Externally-Managed Issuers

The Current Landscape

Currently, compensation disclosure regarding the management services agreement and how senior management at externally-managed issuers (EMIs) is compensated is usually limited to the aggregate management/incentive fees paid to such management company. ISS does not currently have a general recommendation regarding EMIs.

Key Changes

The Guidelines provide that, where there is an external management structure in place and there is insufficient detail in the company’s disclosure materials for ISS to perform comprehensive pay-for-performance analysis, ISS will issue negative recommendations on say-on-pay proposals (where provided) and on the election of individual directors, committee members or the entire board. Where an EMI does not have a say-on-pay proposal (these remain voluntary in Canada), factors other than disclosure should also be considered.

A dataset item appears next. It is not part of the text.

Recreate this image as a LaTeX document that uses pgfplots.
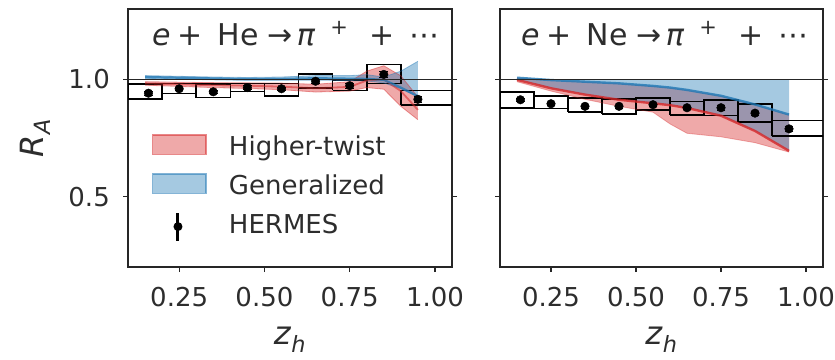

Additional factors that will be considered may include, but are not limited to, size and scope of the management services agreement, executive compensation in comparison to issuer peers and/or similarly structured issuers, overall performance, related party transactions, conflicts of interest and board and committee independence, decision making process, risk management, historical compensation concerns, executives’ responsibilities, and other factors that may reasonably be deemed appropriate to asses an EMI’s governance framework.

What this Means for Canadian TSX and TSX-V listed Companies

Because say-on-pay votes are voluntary in Canada, the effect of this policy will more likely be seen in recommendations on the election of directors and will be very relevant to EMIs in the mining sector. All non-controlled TSX-listed issuers are required to adopt majority voting director resignation policies which could result in a director being required to resign from a board if he or she receives more “withhold” than “for” votes at the shareholders’ meeting.